It is the 20th anniversary of the film that made Will Smith a movie star and Michael Bay a feature film director. On that occasion, a new Blu-ray has been released remastered from a 4K transfer. It also comes with the sequel, which you would think would make Franchise Fred happy, but more on that later.

Now on Blu-ray

Now on Blu-ray

Revisiting Bad Boys, it’s interesting how much it reflects what Bay’s style would ultimately become. The action still lacks geography, but it’s so intimate that you can still follow it. He had to settle for the wanton destruction he could afford, so it’s only one cyclist getting his bike run over as he runs from an oncoming car, although the wheelchair basketball team suggests the indiscriminate nature of Bayhem to come. Also fun to note that in 1995, Tea Leoni was the Michael Bay type, and her shiny legs still look hot as we’re encouraged to objectify her.

The new Blu-ray maintains the look of a movie shot on film in 1995. You see the grain, and the beginnings of the orange sun color palette, though not quite full Armageddon. Sweat glistens from all the low angle shots of Smith and Martin Lawrence, who would both benefit from the film, but Smith especially being taken seriously as an action star.

I have not revisited Bad Boys II since 2003. I meant to, since Hot Fuzz contextualized it as something to be admired, but now that I’m finally seeing it again, Hot Fuzz doesn’t help. Bad Boys II is as vile as I remember it.

At this stage Bay had amazing ability to capture incredible stunts but put them together in the least engaging way possible. Vehicular stunts, where the cars aren’t CGI, are impressive but cut together like random incidents. Smith and Lawrence exchanging machine gun fire with bad boys and it’s just a lifeless cacophony. He spins a camera between two rooms, using the wall as a seamless blending tool, but all we’re seeing is flying debris.

I’d forgotten that there was a car chase where a morgue van drops cadavers, a gag ripped off from the 1994 movie The Chase. I’m sure Bay never saw it, but great minds think alike about nine years later. Jokes about dead woman’s big implants are just repulsively distasteful.

Bad Boys II just forgets who the characters are. Smith’s Mike Lowry now has a trigger happy bloodlust and wants to kill everybody, even calling himself the devil at one point. I can’t imagine Smith is happy with this, given his recent comments about turning down Django Unchained because it was a violent revenge tale. Lowry and Lawrence’s Marcus Burnett are aggressive with each other, not playful.
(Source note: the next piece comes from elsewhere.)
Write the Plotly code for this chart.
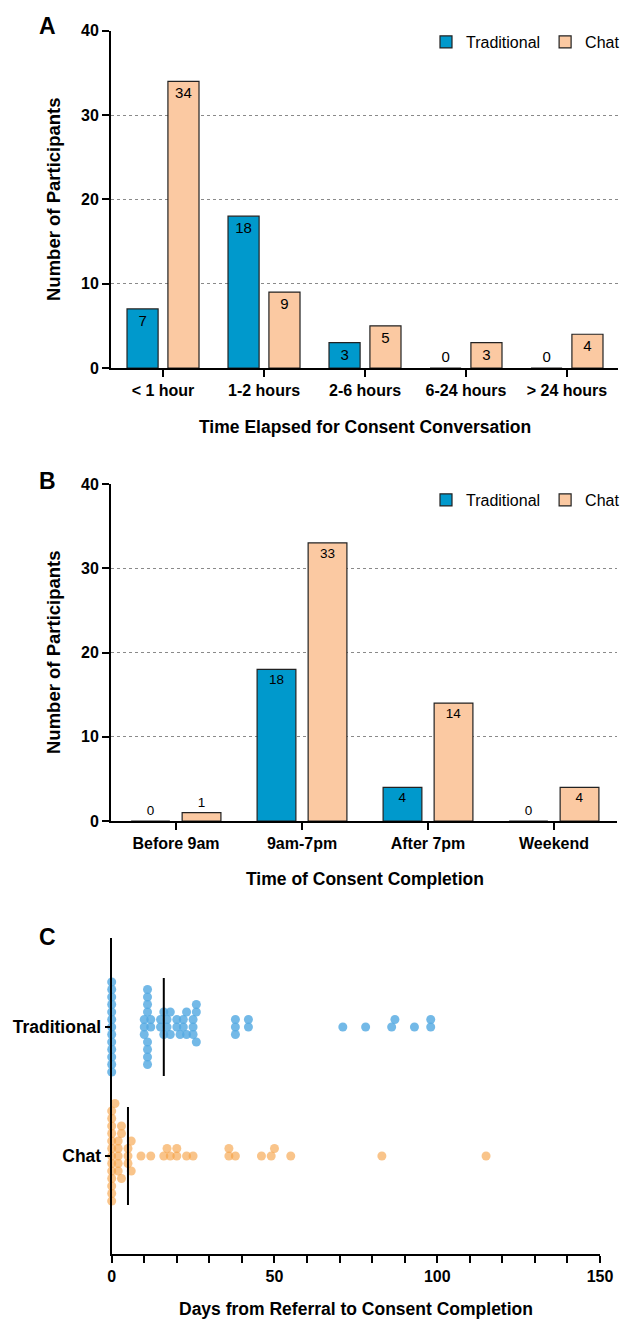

For the first time on Blu-ray, Bad Boys II looks like a modern era Michael Bay movie. It’s still got the film grain, which Bay championed kicking and screaming until he was forced to make a digital 3D movie. It sweats like the Miami heat, but hard to see much detail through all the saturation.

Hopefully Bad Boys 3 and 4 will return to the magic of the simple buddy cop movie. Maybe they can even retroactively make Bad Boys II good like the Fast and the Furious sequels did. I know II has its fans so they’ll be happy with the transfer, and the original holds up 20 years later.